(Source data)
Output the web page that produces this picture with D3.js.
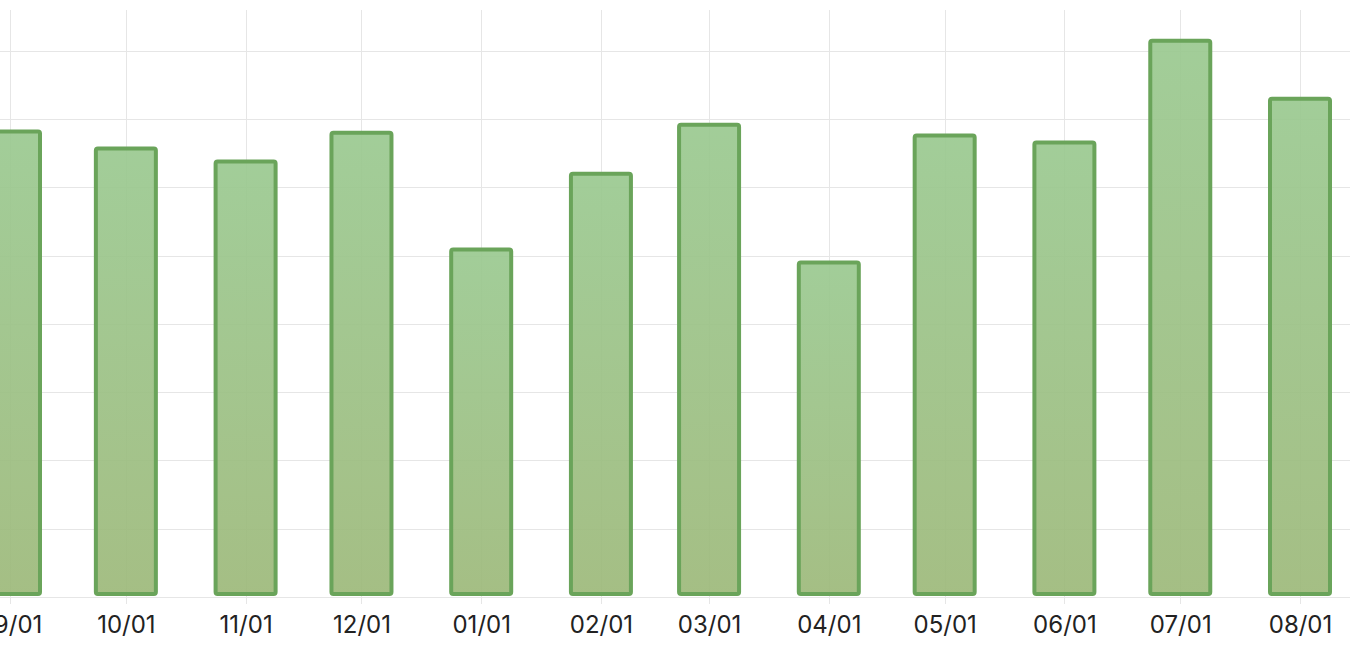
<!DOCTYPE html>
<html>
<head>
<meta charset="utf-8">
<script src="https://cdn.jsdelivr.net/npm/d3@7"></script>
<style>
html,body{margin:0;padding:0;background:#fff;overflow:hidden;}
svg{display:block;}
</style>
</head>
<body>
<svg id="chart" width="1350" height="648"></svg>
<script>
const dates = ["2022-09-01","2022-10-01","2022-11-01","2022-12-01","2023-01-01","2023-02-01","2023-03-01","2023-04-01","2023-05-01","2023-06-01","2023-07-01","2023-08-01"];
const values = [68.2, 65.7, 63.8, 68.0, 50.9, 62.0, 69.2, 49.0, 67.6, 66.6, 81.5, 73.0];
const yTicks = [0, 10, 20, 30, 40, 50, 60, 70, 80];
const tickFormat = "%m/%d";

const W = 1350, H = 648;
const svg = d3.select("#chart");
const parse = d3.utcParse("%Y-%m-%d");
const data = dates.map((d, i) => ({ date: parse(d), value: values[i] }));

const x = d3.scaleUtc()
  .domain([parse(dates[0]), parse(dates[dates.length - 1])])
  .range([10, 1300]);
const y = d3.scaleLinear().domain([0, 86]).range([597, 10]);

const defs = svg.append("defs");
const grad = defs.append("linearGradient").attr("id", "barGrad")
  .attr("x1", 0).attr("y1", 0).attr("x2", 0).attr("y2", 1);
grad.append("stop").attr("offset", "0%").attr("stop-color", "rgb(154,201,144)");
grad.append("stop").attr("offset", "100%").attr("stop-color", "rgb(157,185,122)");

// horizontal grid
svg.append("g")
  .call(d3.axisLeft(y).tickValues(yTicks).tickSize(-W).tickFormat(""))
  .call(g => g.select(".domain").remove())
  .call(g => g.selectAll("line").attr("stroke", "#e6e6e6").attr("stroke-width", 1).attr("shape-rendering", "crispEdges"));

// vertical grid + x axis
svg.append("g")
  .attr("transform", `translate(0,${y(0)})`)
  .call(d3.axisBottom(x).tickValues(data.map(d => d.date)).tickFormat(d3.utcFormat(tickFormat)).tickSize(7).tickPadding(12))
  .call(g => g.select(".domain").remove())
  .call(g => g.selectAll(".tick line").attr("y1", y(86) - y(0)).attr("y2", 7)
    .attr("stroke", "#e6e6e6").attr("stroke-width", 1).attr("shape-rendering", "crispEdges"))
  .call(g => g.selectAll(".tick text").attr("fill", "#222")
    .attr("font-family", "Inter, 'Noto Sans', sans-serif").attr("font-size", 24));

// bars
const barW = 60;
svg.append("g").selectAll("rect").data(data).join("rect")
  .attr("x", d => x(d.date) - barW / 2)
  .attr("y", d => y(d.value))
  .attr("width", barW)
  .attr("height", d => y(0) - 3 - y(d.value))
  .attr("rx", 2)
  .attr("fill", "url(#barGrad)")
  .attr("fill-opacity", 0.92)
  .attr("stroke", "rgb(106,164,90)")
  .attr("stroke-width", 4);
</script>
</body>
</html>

...

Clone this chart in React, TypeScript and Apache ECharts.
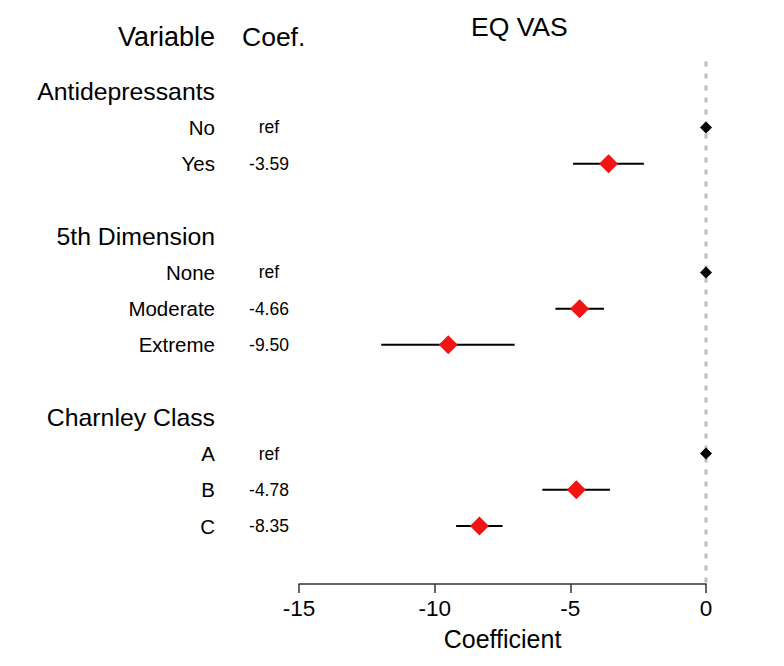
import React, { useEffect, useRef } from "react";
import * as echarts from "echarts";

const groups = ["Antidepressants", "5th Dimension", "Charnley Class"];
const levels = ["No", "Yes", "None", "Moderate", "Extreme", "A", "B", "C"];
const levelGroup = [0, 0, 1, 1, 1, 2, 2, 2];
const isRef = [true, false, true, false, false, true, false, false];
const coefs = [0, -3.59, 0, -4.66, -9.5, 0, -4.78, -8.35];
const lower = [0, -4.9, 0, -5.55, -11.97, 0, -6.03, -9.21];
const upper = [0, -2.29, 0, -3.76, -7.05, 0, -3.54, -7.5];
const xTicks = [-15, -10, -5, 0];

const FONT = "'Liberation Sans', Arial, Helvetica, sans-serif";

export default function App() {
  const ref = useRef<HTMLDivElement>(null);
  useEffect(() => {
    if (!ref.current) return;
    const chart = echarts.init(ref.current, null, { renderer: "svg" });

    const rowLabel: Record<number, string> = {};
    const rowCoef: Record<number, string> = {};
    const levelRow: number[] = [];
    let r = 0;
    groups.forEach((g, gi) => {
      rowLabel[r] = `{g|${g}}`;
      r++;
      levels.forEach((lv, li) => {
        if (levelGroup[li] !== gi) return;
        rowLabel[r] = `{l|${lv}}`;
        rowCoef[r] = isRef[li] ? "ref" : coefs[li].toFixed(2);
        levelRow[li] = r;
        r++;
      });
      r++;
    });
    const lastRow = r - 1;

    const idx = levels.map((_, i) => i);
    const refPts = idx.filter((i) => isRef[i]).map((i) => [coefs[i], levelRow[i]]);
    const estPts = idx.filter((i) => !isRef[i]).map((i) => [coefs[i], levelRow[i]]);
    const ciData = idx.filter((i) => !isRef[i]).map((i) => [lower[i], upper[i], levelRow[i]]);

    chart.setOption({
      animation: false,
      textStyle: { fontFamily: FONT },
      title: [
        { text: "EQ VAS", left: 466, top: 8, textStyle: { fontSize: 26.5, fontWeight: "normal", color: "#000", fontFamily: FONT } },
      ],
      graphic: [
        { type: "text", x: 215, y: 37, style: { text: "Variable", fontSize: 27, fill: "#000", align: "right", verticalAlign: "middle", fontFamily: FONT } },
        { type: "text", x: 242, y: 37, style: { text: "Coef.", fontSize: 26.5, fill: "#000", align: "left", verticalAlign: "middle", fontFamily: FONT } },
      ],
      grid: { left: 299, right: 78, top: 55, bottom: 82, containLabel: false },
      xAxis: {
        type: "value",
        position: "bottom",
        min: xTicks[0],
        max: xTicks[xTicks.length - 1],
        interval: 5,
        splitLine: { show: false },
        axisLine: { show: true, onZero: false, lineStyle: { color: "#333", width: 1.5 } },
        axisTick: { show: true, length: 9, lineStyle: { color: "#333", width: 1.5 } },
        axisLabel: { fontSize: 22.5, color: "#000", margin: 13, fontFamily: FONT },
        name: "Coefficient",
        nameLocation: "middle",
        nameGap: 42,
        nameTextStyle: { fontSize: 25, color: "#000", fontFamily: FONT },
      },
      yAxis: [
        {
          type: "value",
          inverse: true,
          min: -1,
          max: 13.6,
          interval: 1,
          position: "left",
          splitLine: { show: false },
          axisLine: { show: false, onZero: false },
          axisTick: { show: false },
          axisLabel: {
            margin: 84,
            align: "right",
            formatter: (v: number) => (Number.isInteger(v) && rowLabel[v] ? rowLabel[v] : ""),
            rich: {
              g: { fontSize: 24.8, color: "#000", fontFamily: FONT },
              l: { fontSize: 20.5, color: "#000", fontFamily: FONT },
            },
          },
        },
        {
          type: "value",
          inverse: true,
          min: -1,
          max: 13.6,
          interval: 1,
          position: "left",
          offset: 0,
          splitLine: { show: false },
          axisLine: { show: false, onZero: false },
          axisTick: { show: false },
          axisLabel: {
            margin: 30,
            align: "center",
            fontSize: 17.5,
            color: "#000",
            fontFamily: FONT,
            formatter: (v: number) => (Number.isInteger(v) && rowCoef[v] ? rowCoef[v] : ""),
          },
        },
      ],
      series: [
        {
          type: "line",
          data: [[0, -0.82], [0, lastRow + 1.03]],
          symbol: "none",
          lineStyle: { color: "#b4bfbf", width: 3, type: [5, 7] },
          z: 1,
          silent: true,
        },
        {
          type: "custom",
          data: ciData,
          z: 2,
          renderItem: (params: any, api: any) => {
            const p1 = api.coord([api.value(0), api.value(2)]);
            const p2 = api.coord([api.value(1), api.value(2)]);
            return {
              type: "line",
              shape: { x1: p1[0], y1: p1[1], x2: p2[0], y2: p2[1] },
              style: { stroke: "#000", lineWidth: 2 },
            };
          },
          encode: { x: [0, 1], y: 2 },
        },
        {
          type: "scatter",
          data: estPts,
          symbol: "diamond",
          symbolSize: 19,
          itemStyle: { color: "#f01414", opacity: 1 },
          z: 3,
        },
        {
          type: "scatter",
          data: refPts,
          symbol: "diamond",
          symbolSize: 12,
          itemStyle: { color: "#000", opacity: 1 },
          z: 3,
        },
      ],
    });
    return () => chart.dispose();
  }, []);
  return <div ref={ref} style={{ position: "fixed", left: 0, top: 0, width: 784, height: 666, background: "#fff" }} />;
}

= What this task involves =
What lines above run from the one with "Clone this chart" to the one with "import * as"? Give them again exactly, ends included, and leave the pictures out.

= In response =
Clone this chart in React, TypeScript and Apache ECharts.
import React, { useEffect, useRef } from "react";
import * as echarts from "echarts";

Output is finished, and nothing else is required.